* Start *
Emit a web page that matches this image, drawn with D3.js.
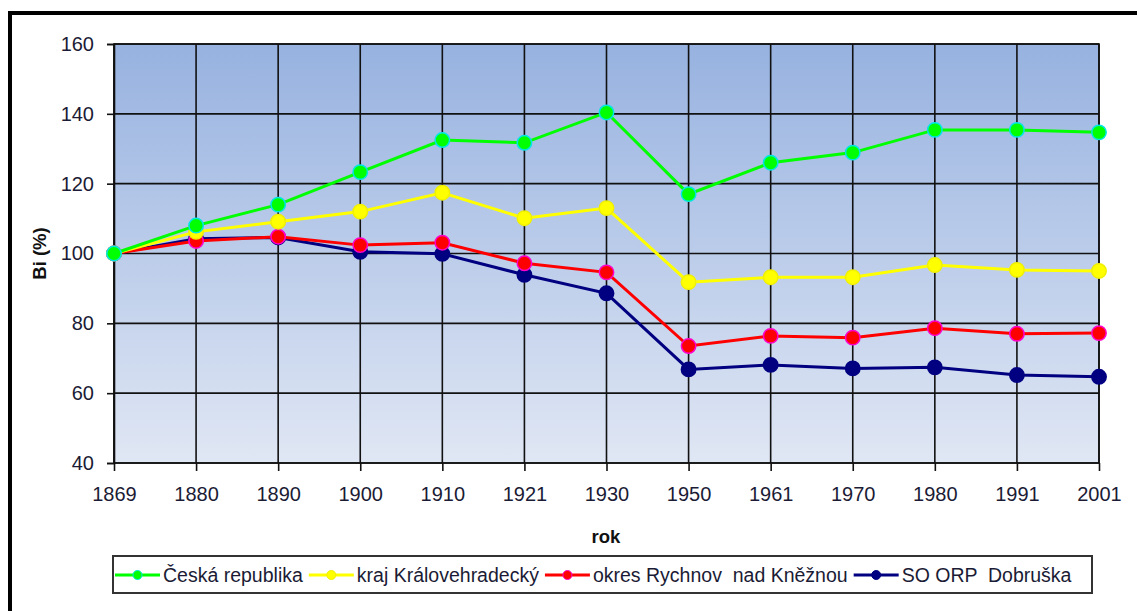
<!DOCTYPE html>
<html lang="cs">
<head>
    <meta charset="UTF-8">
    <title>Bi (%)</title>
    <style>
        body { margin: 0; background: #fff; font-family: Arial, "Liberation Sans", sans-serif; }
        .grid line { stroke: #111; stroke-width: 1.6px; }
        .axis text { fill: #1b1b35; font-size: 20px; font-family: Arial, "Liberation Sans", sans-serif; }
        .axis path, .axis line { stroke: #111; stroke-width: 1.6px; }
        .title { font-weight: bold; font-size: 18.5px; fill: #111; }
        .legend text { font-size: 19.5px; fill: #1b1b35; }
    </style>
</head>
<body>
<svg width="1137" height="611"></svg>
<script src="https://d3js.org/d3.v7.min.js"></script>
<script>
const years = ["1869", "1880", "1890", "1900", "1910", "1921", "1930", "1950", "1961", "1970", "1980", "1991", "2001"];
const yTicks = [40, 60, 80, 100, 120, 140, 160];

const ceskaRepublika = [100, 108, 114, 123.3, 132.5, 131.7, 140.4, 117, 126, 128.9, 135.4, 135.4, 134.7];
const krajKralovehradecky = [100, 106.2, 109.1, 112, 117.4, 110.1, 113, 91.8, 93.2, 93.2, 96.7, 95.3, 95];
const okresRychnov = [100, 103.6, 104.8, 102.4, 103.1, 97.2, 94.6, 73.5, 76.4, 75.9, 78.6, 77, 77.2];
const soOrpDobruska = [100, 104.2, 104.6, 100.5, 99.9, 93.9, 88.6, 66.8, 68.1, 67.1, 67.4, 65.2, 64.7];

const seriesNames = ["Česká republika", "kraj Královehradecký", "okres Rychnov  nad Kněžnou", "SO ORP  Dobruška"];
const seriesFill = ["#00ff00", "#ffff00", "#ff0000", "#000080"];
const seriesRing = ["#00e5e5", "#f0f000", "#ff00cc", "#000080"];
const seriesValues = [ceskaRepublika, krajKralovehradecky, okresRychnov, soOrpDobruska];

const svg = d3.select("svg");
const plotLeft = 114, plotRight = 1099, plotTop = 44, plotBottom = 463;

// outer frame
svg.append("path")
    .attr("d", `M10,611 V13 H1137`)
    .attr("fill", "none")
    .attr("stroke", "#000")
    .attr("stroke-width", 4);

const x = d3.scalePoint().domain(years).range([plotLeft, plotRight]);
const y = d3.scaleLinear().domain([40, 160]).range([plotBottom, plotTop]);

const defs = svg.append("defs");
const grad = defs.append("linearGradient")
    .attr("id", "bg").attr("x1", 0).attr("y1", 0).attr("x2", 0).attr("y2", 1);
grad.append("stop").attr("offset", "0%").attr("stop-color", "#97b2e0");
grad.append("stop").attr("offset", "100%").attr("stop-color", "#e0e7f4");

svg.append("rect")
    .attr("x", plotLeft).attr("y", plotTop)
    .attr("width", plotRight - plotLeft).attr("height", plotBottom - plotTop)
    .attr("fill", "url(#bg)");

const grid = svg.append("g").attr("class", "grid");
grid.selectAll(".h").data(yTicks).join("line").attr("class", "h")
    .attr("x1", plotLeft).attr("x2", plotRight)
    .attr("y1", d => y(d)).attr("y2", d => y(d));
grid.selectAll(".v").data(years).join("line").attr("class", "v")
    .attr("x1", d => x(d)).attr("x2", d => x(d))
    .attr("y1", plotTop).attr("y2", plotBottom);

svg.append("rect")
    .attr("x", plotLeft).attr("y", plotTop)
    .attr("width", plotRight - plotLeft).attr("height", plotBottom - plotTop)
    .attr("fill", "none").attr("stroke", "#111").attr("stroke-width", 1.6);

svg.append("g")
    .attr("class", "axis")
    .attr("transform", `translate(${plotLeft},0)`)
    .call(d3.axisLeft(y).tickValues(yTicks).tickSize(7).tickPadding(13))
    .call(g => g.select(".domain").attr("stroke-width", 2.5));

svg.append("g")
    .attr("class", "axis")
    .attr("transform", `translate(0,${plotBottom})`)
    .call(d3.axisBottom(x).tickSize(8).tickPadding(16))
    .call(g => g.select(".domain").remove());

svg.append("text")
    .attr("class", "title")
    .attr("transform", `translate(46,${(plotTop + plotBottom) / 2}) rotate(-90)`)
    .attr("text-anchor", "middle")
    .text("Bi (%)");

svg.append("text")
    .attr("class", "title")
    .attr("x", 606).attr("y", 543)
    .attr("text-anchor", "middle")
    .text("rok");

const line = d3.line().x((d, i) => x(years[i])).y(d => y(d));

// last series drawn first, so the national line sits on top
d3.range(seriesValues.length).reverse().forEach(s => {
    const vals = seriesValues[s];
    const g = svg.append("g");
    g.append("path")
        .attr("d", line(vals))
        .attr("fill", "none")
        .attr("stroke", seriesFill[s])
        .attr("stroke-width", 3);
    g.selectAll("circle").data(vals).join("circle")
        .attr("cx", (d, i) => x(years[i]))
        .attr("cy", d => y(d))
        .attr("r", 7.2)
        .attr("fill", seriesFill[s])
        .attr("stroke", seriesRing[s])
        .attr("stroke-width", 1.5);
});

// legend
const legend = svg.append("g").attr("class", "legend");
legend.append("rect")
    .attr("x", 113).attr("y", 556)
    .attr("width", 979).attr("height", 37)
    .attr("fill", "#fff").attr("stroke", "#333").attr("stroke-width", 2);

let lx = 115;
seriesNames.forEach((name, s) => {
    const item = legend.append("g").attr("transform", `translate(${lx},575)`);
    item.append("line")
        .attr("x1", 0).attr("x2", 45)
        .attr("stroke", seriesFill[s]).attr("stroke-width", 3);
    item.append("circle")
        .attr("cx", 22.5).attr("r", 4.5)
        .attr("fill", seriesFill[s]).attr("stroke", seriesRing[s]).attr("stroke-width", 1);
    const t = item.append("text")
        .attr("x", 48).attr("y", 7)
        .style("white-space", "pre")
        .text(name);
    lx += 48 + t.node().getComputedTextLength() + 6;
});
</script>
</body>
</html>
* End *
_Problem statement_
In the listing above, find each line with the word "drawn" and copy it.

_Answer for the task_
Emit a web page that matches this image, drawn with D3.js.
// last series drawn first, so the national line sits on top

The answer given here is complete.